◆ Data lines:
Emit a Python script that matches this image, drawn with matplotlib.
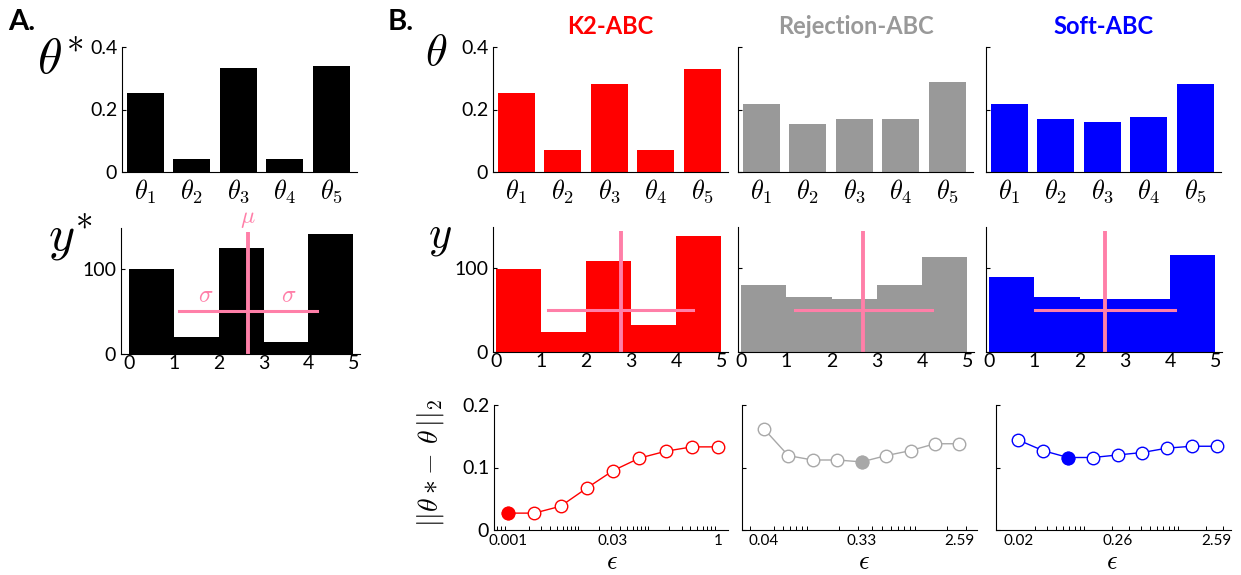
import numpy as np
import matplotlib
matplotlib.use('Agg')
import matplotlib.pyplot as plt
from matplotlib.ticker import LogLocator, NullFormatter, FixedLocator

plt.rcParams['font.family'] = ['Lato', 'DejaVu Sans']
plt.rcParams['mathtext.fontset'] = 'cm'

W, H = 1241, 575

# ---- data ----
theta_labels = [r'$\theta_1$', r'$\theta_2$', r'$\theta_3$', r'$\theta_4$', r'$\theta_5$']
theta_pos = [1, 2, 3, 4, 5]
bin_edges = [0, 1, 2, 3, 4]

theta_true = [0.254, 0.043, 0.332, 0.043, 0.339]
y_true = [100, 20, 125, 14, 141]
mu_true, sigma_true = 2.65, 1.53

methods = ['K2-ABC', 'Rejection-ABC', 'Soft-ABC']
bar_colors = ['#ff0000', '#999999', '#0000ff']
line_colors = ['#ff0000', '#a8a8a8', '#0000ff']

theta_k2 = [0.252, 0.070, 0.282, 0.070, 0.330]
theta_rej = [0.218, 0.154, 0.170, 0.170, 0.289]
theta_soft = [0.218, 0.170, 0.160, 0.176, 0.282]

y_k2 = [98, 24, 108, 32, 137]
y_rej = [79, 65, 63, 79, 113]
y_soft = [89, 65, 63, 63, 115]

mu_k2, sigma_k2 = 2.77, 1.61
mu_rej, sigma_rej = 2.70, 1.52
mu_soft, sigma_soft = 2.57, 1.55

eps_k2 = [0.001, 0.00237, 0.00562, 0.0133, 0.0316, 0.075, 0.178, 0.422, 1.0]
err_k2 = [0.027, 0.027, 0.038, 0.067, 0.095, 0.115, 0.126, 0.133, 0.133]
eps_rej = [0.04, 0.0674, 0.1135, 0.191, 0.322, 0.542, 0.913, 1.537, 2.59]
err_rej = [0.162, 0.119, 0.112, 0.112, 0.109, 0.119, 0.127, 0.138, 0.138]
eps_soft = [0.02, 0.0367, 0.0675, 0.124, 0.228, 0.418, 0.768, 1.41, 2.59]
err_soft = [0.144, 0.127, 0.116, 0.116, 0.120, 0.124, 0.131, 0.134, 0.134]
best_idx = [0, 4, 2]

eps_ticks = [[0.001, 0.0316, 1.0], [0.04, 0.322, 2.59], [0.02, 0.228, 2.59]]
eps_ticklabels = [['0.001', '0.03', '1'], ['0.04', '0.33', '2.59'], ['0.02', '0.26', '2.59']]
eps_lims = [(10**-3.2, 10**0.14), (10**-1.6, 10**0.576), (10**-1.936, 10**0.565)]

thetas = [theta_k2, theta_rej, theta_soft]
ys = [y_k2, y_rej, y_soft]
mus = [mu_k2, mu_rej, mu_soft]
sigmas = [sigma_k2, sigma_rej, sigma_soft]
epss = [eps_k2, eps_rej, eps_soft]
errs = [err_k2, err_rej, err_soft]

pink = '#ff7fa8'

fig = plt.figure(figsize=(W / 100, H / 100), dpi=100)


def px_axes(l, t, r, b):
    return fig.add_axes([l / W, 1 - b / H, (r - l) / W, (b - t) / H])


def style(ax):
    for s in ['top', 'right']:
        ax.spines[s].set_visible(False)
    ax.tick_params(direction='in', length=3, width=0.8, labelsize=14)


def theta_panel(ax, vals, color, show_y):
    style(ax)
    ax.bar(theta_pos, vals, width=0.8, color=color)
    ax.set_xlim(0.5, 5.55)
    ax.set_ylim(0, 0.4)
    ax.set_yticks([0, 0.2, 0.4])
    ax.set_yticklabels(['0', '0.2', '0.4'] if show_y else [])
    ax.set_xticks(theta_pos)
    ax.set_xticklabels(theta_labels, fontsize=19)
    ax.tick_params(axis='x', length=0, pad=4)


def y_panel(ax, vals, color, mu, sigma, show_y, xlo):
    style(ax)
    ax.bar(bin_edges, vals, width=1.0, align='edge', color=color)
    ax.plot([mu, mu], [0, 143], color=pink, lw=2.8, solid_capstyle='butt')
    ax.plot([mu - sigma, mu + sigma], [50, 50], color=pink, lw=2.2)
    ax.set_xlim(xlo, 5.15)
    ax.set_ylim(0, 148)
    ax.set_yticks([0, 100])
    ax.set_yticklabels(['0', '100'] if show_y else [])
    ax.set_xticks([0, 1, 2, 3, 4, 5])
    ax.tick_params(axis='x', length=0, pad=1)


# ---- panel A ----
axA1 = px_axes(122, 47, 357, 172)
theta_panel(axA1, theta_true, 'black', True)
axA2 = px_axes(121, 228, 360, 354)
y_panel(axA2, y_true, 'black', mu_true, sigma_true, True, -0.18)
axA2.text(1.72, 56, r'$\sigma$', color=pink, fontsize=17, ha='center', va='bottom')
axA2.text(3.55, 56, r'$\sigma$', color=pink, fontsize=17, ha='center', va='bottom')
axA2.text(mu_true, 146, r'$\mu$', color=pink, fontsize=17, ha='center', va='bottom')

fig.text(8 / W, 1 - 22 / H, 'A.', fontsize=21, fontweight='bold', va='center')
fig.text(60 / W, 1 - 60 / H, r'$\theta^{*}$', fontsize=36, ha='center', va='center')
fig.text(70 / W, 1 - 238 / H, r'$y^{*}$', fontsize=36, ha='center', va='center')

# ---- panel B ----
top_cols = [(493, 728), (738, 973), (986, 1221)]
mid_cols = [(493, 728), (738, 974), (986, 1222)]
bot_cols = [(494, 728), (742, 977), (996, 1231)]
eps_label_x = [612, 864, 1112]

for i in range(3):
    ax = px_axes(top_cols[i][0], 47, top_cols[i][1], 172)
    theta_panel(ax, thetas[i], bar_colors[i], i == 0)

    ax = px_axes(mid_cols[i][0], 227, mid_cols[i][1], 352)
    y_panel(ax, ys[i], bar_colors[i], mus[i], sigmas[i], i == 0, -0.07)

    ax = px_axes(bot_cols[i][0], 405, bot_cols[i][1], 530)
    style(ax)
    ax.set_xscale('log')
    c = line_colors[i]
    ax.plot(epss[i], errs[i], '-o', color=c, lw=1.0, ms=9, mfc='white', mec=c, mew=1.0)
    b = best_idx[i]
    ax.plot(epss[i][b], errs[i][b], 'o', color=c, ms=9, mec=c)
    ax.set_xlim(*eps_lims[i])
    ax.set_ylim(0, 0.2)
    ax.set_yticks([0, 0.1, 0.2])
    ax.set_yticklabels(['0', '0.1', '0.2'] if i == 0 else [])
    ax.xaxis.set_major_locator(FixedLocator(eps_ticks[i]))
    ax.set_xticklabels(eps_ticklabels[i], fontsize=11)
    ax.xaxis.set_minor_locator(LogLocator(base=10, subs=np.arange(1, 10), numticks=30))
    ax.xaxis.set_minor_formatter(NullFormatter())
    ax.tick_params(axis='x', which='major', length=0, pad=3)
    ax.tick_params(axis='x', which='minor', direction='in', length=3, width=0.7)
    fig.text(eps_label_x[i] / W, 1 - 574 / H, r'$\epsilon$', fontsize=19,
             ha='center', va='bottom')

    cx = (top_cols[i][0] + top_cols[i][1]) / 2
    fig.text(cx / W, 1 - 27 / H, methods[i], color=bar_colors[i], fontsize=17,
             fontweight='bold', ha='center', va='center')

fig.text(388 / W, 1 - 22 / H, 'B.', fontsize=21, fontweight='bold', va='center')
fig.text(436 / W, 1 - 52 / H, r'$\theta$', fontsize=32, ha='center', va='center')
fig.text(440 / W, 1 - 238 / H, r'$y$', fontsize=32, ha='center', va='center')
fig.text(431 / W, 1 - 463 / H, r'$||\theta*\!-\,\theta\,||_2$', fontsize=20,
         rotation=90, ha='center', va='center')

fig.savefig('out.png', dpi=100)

◆ Task objective: Begin at the first line of the material and copy each line exactly through the one containing "mu_soft, sigma_soft = 2.57, 1.55". Omit pictures.

◆ In response:
Emit a Python script that matches this image, drawn with matplotlib.
import numpy as np
import matplotlib
matplotlib.use('Agg')
import matplotlib.pyplot as plt
from matplotlib.ticker import LogLocator, NullFormatter, FixedLocator

plt.rcParams['font.family'] = ['Lato', 'DejaVu Sans']
plt.rcParams['mathtext.fontset'] = 'cm'

W, H = 1241, 575

# ---- data ----
theta_labels = [r'$\theta_1$', r'$\theta_2$', r'$\theta_3$', r'$\theta_4$', r'$\theta_5$']
theta_pos = [1, 2, 3, 4, 5]
bin_edges = [0, 1, 2, 3, 4]

theta_true = [0.254, 0.043, 0.332, 0.043, 0.339]
y_true = [100, 20, 125, 14, 141]
mu_true, sigma_true = 2.65, 1.53

methods = ['K2-ABC', 'Rejection-ABC', 'Soft-ABC']
bar_colors = ['#ff0000', '#999999', '#0000ff']
line_colors = ['#ff0000', '#a8a8a8', '#0000ff']

theta_k2 = [0.252, 0.070, 0.282, 0.070, 0.330]
theta_rej = [0.218, 0.154, 0.170, 0.170, 0.289]
theta_soft = [0.218, 0.170, 0.160, 0.176, 0.282]

y_k2 = [98, 24, 108, 32, 137]
y_rej = [79, 65, 63, 79, 113]
y_soft = [89, 65, 63, 63, 115]

mu_k2, sigma_k2 = 2.77, 1.61
mu_rej, sigma_rej = 2.70, 1.52
mu_soft, sigma_soft = 2.57, 1.55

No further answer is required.